**What is expected**
Look at the data below and print exactly the lines from its first line through the line with "3.5, 4, 4.5];"; the pictures stay out of the copy.

**Dataset extract**
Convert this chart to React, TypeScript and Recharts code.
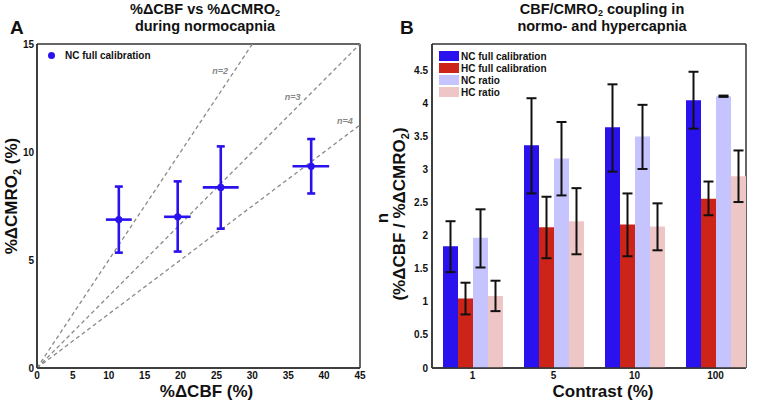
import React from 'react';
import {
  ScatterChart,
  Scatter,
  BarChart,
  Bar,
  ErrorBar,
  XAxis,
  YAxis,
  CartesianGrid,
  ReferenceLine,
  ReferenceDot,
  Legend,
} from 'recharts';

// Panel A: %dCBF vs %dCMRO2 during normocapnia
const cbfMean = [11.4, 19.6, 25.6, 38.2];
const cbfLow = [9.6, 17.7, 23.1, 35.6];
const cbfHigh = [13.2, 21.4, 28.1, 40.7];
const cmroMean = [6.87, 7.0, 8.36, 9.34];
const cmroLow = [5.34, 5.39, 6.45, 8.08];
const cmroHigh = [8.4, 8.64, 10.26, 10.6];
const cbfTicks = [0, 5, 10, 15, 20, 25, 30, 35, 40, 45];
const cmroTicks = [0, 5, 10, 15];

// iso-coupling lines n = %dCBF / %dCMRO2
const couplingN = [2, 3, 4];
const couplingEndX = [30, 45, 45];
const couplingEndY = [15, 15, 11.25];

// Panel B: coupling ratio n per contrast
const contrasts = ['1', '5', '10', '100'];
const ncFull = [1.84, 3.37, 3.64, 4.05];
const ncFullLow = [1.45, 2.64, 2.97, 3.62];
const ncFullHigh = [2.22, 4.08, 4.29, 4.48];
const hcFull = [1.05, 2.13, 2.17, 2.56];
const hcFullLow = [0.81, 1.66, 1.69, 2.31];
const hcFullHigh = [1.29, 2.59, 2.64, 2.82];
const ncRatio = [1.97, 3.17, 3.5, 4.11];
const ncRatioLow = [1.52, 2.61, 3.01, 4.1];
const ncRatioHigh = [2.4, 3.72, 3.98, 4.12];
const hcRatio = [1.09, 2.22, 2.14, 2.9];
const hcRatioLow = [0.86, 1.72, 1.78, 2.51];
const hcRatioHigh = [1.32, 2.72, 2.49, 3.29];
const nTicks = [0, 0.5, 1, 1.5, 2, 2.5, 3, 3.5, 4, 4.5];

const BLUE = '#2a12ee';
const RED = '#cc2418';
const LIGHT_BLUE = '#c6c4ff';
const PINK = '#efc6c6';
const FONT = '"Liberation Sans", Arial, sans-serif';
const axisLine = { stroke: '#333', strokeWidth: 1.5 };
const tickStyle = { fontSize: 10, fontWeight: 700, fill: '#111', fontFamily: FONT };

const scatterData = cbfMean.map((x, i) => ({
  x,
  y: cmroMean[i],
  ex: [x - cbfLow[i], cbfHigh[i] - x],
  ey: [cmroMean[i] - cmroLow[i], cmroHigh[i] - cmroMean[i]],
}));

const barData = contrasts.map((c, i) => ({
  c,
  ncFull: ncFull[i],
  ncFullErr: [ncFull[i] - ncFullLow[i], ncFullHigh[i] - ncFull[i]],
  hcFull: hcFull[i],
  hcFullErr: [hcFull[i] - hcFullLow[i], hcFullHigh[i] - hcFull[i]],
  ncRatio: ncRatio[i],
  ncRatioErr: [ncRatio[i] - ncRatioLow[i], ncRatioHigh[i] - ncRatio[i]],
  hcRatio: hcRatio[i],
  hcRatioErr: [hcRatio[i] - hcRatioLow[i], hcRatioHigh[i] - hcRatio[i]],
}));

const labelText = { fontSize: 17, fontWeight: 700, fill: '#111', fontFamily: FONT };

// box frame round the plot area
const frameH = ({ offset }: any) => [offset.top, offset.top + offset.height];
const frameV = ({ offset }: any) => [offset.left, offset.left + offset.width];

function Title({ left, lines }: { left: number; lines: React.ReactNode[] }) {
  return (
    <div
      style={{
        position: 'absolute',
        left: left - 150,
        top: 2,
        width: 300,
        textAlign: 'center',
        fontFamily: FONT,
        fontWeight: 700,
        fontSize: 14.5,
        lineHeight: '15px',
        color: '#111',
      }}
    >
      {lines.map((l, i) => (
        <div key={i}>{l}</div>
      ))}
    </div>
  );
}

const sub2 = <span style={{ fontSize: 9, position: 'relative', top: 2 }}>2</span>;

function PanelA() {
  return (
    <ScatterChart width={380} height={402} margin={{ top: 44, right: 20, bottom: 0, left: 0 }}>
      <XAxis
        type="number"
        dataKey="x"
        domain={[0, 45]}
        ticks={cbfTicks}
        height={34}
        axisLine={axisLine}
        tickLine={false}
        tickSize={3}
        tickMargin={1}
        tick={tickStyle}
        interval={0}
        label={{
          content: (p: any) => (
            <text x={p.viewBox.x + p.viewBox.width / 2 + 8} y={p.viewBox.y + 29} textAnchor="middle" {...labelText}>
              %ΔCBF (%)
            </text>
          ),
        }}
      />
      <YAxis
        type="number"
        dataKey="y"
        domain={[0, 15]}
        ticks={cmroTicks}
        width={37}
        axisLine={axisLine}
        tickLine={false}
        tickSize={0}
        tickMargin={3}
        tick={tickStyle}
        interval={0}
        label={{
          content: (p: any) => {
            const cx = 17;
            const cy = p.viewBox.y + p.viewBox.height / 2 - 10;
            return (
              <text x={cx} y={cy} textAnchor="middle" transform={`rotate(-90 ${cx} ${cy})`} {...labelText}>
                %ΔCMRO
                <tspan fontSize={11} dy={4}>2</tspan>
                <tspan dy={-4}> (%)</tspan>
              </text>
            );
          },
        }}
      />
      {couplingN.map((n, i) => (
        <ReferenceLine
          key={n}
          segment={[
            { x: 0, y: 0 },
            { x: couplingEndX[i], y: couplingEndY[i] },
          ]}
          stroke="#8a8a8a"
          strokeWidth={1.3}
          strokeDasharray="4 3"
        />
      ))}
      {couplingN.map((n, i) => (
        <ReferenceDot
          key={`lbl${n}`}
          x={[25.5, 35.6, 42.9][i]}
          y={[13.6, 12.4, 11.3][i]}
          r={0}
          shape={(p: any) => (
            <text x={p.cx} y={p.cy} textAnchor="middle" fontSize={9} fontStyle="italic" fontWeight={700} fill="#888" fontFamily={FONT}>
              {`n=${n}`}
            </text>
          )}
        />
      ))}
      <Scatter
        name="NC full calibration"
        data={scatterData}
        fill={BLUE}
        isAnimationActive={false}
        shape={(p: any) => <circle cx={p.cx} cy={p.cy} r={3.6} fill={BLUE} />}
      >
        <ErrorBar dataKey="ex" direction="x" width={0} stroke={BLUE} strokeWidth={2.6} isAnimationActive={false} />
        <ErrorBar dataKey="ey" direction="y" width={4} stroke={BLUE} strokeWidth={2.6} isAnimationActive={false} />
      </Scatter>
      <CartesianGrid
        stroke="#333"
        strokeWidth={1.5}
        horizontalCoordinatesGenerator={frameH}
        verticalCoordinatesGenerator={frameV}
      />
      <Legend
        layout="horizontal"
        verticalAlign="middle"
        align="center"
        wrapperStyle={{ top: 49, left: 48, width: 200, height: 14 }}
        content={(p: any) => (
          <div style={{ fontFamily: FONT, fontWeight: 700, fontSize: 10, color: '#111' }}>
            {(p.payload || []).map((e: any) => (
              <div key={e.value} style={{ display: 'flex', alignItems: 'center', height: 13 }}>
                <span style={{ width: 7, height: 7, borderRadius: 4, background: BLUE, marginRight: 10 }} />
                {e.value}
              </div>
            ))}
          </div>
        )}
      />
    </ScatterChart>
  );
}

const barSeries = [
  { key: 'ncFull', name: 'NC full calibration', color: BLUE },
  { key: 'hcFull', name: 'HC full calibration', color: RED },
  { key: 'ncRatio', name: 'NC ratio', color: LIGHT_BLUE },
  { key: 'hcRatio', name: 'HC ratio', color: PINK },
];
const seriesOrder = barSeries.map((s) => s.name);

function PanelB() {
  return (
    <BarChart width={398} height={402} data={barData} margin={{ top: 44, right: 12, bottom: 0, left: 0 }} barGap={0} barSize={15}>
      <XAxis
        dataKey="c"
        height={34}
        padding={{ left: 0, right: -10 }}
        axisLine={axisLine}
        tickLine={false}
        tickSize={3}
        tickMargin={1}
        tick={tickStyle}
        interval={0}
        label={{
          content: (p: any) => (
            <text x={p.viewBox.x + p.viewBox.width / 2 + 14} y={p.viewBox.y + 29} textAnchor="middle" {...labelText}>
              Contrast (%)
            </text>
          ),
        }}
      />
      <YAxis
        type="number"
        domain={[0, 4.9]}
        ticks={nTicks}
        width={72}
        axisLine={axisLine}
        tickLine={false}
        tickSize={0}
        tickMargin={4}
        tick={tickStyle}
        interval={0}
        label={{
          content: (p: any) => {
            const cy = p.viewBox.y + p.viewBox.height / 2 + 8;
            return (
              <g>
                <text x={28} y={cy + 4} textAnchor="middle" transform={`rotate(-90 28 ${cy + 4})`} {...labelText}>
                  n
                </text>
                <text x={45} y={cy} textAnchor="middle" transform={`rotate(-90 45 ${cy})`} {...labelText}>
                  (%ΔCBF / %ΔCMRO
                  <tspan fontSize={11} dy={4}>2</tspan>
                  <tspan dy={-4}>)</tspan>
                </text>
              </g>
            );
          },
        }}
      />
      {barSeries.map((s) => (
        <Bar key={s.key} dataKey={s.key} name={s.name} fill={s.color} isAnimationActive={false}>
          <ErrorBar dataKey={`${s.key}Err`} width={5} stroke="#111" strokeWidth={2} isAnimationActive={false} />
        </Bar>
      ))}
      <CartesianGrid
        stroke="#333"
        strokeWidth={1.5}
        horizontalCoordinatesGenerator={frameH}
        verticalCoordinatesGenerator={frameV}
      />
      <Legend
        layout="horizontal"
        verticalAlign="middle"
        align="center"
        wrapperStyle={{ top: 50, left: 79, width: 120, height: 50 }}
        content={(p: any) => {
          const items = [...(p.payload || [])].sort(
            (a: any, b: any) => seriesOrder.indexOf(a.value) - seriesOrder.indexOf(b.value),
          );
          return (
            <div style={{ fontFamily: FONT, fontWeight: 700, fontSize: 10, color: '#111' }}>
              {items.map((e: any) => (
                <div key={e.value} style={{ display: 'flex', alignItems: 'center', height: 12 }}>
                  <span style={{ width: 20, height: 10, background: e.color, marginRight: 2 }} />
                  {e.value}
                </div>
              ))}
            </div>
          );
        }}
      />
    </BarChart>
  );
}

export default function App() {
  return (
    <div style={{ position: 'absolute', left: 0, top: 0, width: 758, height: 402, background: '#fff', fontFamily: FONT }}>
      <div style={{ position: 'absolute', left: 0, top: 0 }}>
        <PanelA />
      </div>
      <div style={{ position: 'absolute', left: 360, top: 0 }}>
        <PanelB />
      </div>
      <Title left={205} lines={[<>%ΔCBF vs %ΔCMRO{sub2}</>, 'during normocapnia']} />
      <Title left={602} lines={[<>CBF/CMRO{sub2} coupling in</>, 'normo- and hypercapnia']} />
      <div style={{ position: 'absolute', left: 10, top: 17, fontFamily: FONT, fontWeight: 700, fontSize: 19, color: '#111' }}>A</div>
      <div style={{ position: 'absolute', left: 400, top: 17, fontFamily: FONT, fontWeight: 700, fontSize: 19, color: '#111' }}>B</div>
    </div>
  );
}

**Response**
Convert this chart to React, TypeScript and Recharts code.
import React from 'react';
import {
  ScatterChart,
  Scatter,
  BarChart,
  Bar,
  ErrorBar,
  XAxis,
  YAxis,
  CartesianGrid,
  ReferenceLine,
  ReferenceDot,
  Legend,
} from 'recharts';

// Panel A: %dCBF vs %dCMRO2 during normocapnia
const cbfMean = [11.4, 19.6, 25.6, 38.2];
const cbfLow = [9.6, 17.7, 23.1, 35.6];
const cbfHigh = [13.2, 21.4, 28.1, 40.7];
const cmroMean = [6.87, 7.0, 8.36, 9.34];
const cmroLow = [5.34, 5.39, 6.45, 8.08];
const cmroHigh = [8.4, 8.64, 10.26, 10.6];
const cbfTicks = [0, 5, 10, 15, 20, 25, 30, 35, 40, 45];
const cmroTicks = [0, 5, 10, 15];

// iso-coupling lines n = %dCBF / %dCMRO2
const couplingN = [2, 3, 4];
const couplingEndX = [30, 45, 45];
const couplingEndY = [15, 15, 11.25];

// Panel B: coupling ratio n per contrast
const contrasts = ['1', '5', '10', '100'];
const ncFull = [1.84, 3.37, 3.64, 4.05];
const ncFullLow = [1.45, 2.64, 2.97, 3.62];
const ncFullHigh = [2.22, 4.08, 4.29, 4.48];
const hcFull = [1.05, 2.13, 2.17, 2.56];
const hcFullLow = [0.81, 1.66, 1.69, 2.31];
const hcFullHigh = [1.29, 2.59, 2.64, 2.82];
const ncRatio = [1.97, 3.17, 3.5, 4.11];
const ncRatioLow = [1.52, 2.61, 3.01, 4.1];
const ncRatioHigh = [2.4, 3.72, 3.98, 4.12];
const hcRatio = [1.09, 2.22, 2.14, 2.9];
const hcRatioLow = [0.86, 1.72, 1.78, 2.51];
const hcRatioHigh = [1.32, 2.72, 2.49, 3.29];
const nTicks = [0, 0.5, 1, 1.5, 2, 2.5, 3, 3.5, 4, 4.5];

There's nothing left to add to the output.